Stream of consciousness
Most mobile devices are based around solid state storage, not traditional hard disks. Solid state storage is more compact, runs more quickly than and draws less power than a hard disk, but there are two big disadvantages: solid state storage doesn't come in the huge capacities we've come to expect from hard disks, and solid state storage is much, much more expensive.
64GB solid state drives start at around £80, rising to over £2,000 for 1TB drives. By comparison, 1TB SATA hard disks cost around £40.
The price of solid state storage will fall, and storage capacities will increase, but for the foreseeable future mobile devices will be stuck with much less storage than desktops.
Cloud computing offers a solution to that. By storing files on remote servers and streaming media on demand, you negate the need for lots of local storage. Inevitably, the real world is a bit more complicated.
UK phone providers have been quick to impose limits on bandwidth. T-Mobile has just cut its data allowances from 3GB per month on some Android devices to a less exciting 500MB, and 3G coverage remains patchy outside large urban areas. 3G's successor, Long Term Evolution (LTE), is still two to three years away and won't be as widespread as 3G for a while yet.
In the UK, cloud-based tools are fine for simple document editing and music streaming, but they use networks that weren't designed to cope with lots of people streaming large amounts of data. As a result, low bitrate tasks like document editing work well, but high-bitrate applications like streaming video are considerably less impressive.

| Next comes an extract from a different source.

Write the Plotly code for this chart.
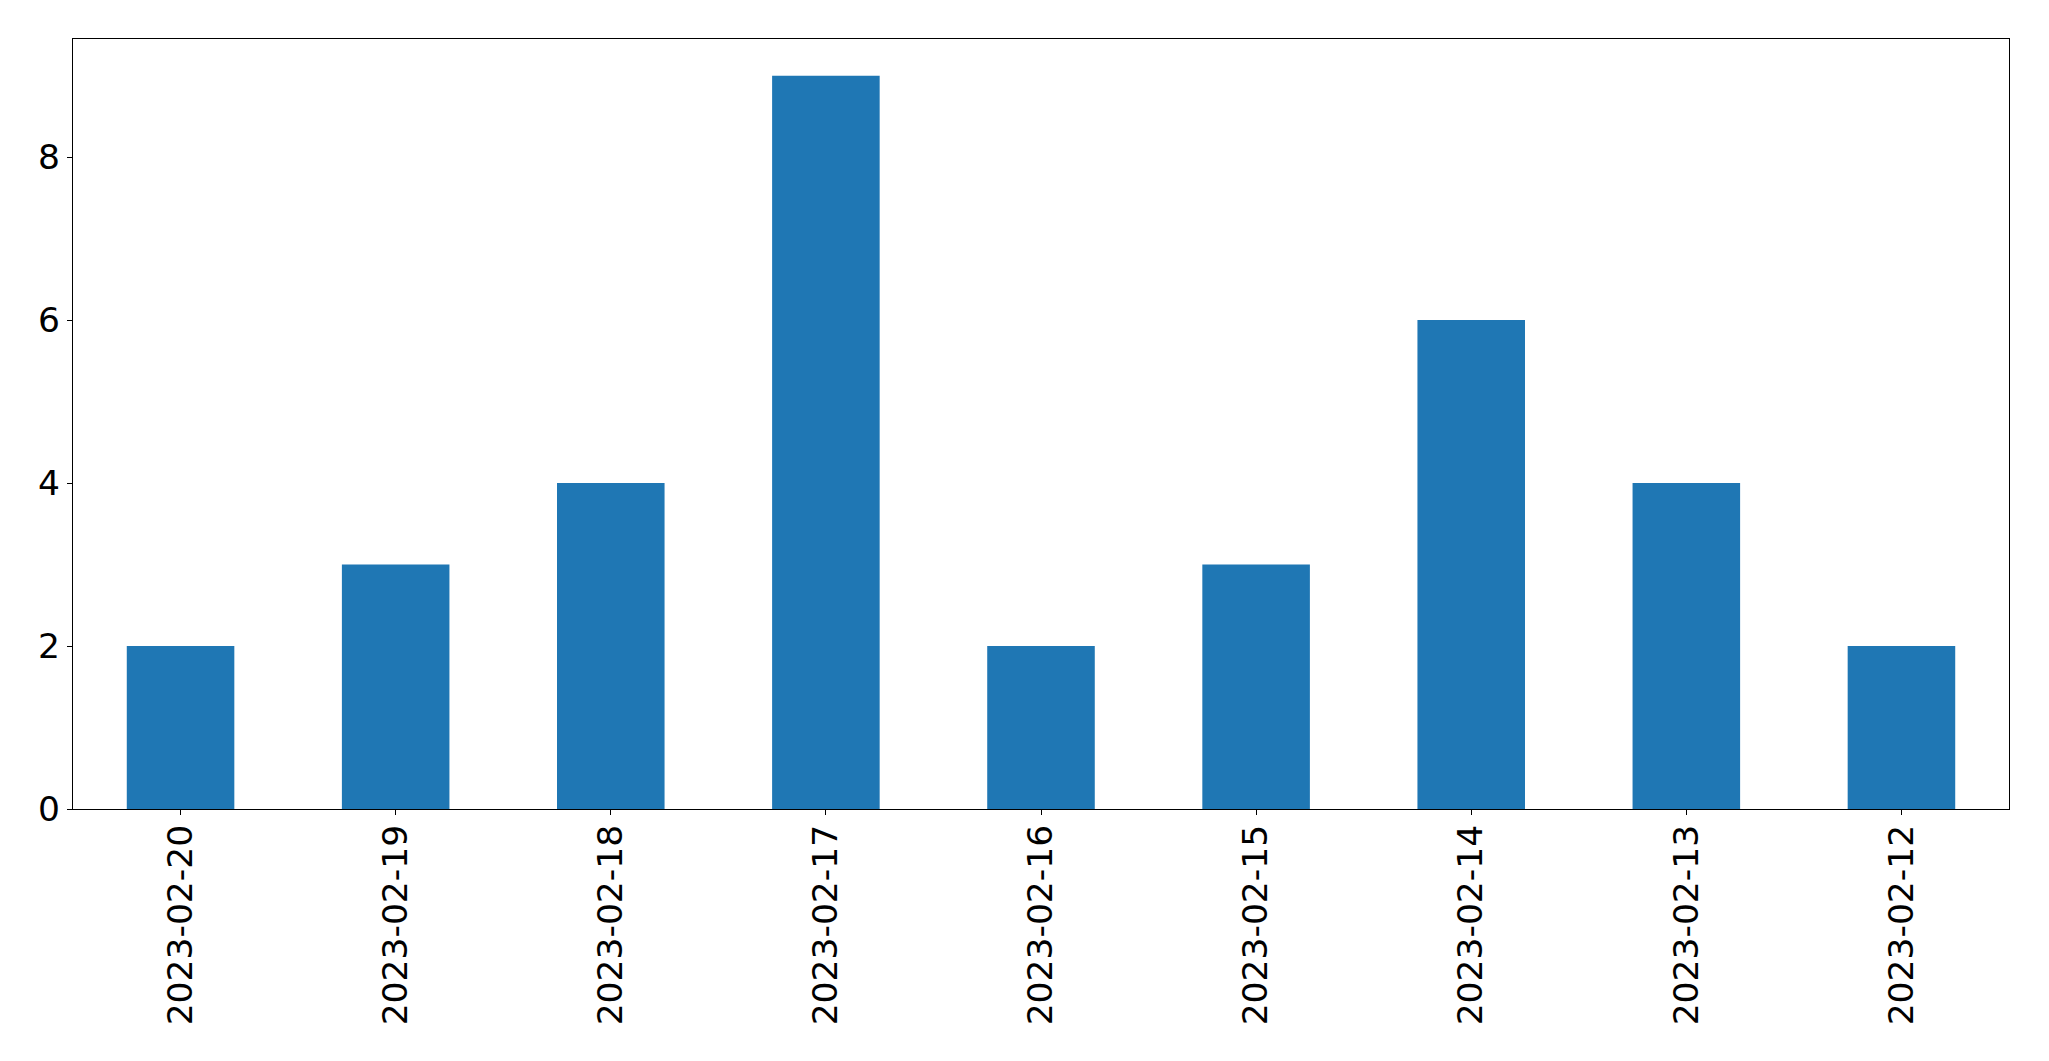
import plotly.graph_objects as go

dates = ["2023-02-20", "2023-02-19", "2023-02-18", "2023-02-17", "2023-02-16",
         "2023-02-15", "2023-02-14", "2023-02-13", "2023-02-12"]
counts = [2, 3, 4, 9, 2, 3, 6, 4, 2]
y_ticks = [0, 2, 4, 6, 8]

fig = go.Figure(go.Bar(x=dates, y=counts, marker_color="#1f77b4", marker_line_width=0))

axis_common = dict(showline=True, linecolor="black", linewidth=1.1, mirror=True,
                   ticks="outside", ticklen=5, tickwidth=1.1, tickcolor="black",
                   showgrid=False, zeroline=False,
                   tickfont=dict(family="DejaVu Sans", size=34.5, color="black"))

fig.update_layout(
    width=2049, height=1061,
    margin=dict(l=73, r=40, t=39, b=252, pad=0),
    plot_bgcolor="white", paper_bgcolor="white",
    bargap=0.5, showlegend=False,
    font=dict(family="DejaVu Sans", color="black"),
)
fig.update_xaxes(type="category", range=[-0.5, 8.5], tickangle=-90,
                 ticklabelstandoff=-4, **axis_common)
fig.update_yaxes(range=[0, 9.45], tickvals=y_ticks, **axis_common)

fig.write_html("out.html", config={"displayModeBar": False},
               post_script="document.body.style.margin='0';")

That's not necessarily a problem, because few of us need to stream HD video on the move. High bitrate, cloud-based services are best left to the home and the office, where bandwidth is plentiful and congestion isn't such an issue. The more we expect our mobile devices to do, the more we'll need different ways of interacting with them. Slide-out keyboards are great when you're sitting down, but not much use when you're walking down the street.
Devices already boast a number of interfaces, with real and virtual keyboards being supplemented by more interesting ideas. Swype's scribbles can be quicker than typing, especially when you're on the move, and we're already used to multi-touch pinches and swipes to interact with photos, navigate web pages or move around maps.

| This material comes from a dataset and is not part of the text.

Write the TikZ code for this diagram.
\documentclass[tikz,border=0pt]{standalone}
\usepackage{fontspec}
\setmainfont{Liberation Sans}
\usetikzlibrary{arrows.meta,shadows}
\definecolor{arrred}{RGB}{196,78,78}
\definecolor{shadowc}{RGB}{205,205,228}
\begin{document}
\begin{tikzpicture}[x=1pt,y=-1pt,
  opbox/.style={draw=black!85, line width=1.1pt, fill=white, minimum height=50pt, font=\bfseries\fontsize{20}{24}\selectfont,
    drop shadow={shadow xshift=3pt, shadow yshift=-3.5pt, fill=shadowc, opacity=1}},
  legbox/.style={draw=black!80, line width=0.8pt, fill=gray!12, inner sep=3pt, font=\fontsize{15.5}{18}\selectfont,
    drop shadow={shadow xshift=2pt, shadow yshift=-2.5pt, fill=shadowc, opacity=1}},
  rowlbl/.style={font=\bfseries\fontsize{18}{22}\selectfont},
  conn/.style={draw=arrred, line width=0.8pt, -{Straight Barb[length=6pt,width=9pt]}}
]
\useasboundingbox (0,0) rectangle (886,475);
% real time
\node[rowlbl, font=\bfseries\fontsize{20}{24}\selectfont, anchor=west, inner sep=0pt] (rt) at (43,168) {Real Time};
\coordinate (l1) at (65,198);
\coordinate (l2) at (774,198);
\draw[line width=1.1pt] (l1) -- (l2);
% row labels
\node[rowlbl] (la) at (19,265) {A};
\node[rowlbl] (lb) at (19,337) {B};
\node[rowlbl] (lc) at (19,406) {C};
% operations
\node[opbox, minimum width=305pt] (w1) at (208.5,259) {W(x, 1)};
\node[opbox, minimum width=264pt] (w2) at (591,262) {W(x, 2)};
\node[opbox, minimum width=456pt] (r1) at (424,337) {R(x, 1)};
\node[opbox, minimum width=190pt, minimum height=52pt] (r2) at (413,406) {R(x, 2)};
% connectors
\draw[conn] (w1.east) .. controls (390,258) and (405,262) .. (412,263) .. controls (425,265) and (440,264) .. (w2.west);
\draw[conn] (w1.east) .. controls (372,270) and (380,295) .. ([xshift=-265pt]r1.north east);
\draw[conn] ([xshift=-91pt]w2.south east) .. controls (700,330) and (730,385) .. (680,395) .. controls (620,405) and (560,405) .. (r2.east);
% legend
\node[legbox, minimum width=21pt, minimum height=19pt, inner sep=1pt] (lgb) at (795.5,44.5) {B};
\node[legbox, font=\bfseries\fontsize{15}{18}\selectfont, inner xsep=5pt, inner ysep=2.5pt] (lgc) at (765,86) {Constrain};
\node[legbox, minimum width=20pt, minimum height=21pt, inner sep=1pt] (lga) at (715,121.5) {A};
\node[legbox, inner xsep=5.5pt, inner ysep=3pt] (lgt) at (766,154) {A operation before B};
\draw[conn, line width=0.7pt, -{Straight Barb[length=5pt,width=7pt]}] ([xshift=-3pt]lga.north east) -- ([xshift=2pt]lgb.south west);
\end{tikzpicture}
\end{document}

Cameras are used as input devices - Google Goggles uses it to search, Word Lens uses optical character recognition to translate printed text, and augmented reality applications overlay data on camera footage with a little help from phones' GPS and compasses. We could even see Kinect-style gestural interfaces.
The hopelessly named d'strict, Samsung's user experience consultancy, showed off a gesture-sensing hologram last summer, with a 3D image reacting to users' movements. Apple has filed patents describing a holographic system combining an auto-stereoscopic display with facial tracking to deliver what seems to be a 3D hologram from a mobile device, and LG is preparing to unveil a production version of the glasses-free 3D mobile display it showed off at this year's CES.
People power
The most interesting thing about mobile devices isn't the technology, it's the people buying them. 80 per cent of the world's population isn't online yet, and as they come online a significant number of them will do so via mobile devices.
In January, Ericsson predicted that worldwide mobile internet users would reach 1 billion by the end of 2011, rising to 3.8 billion by 2015. Smartphone prices are plummeting, replacing the basic devices available on the cheapest contracts, and operators are building faster, smarter mobile networks.
In the UK, 75 per cent of the phones Carphone Warehouse sells are smartphones; as prices drop, that proportion will increase. Bill Gates once dreamed of a computer in every home; soon, there will be a connected computer in the pocket of every person on the planet. If you thought the PC revolution was impressive, you ain't seen nothing yet.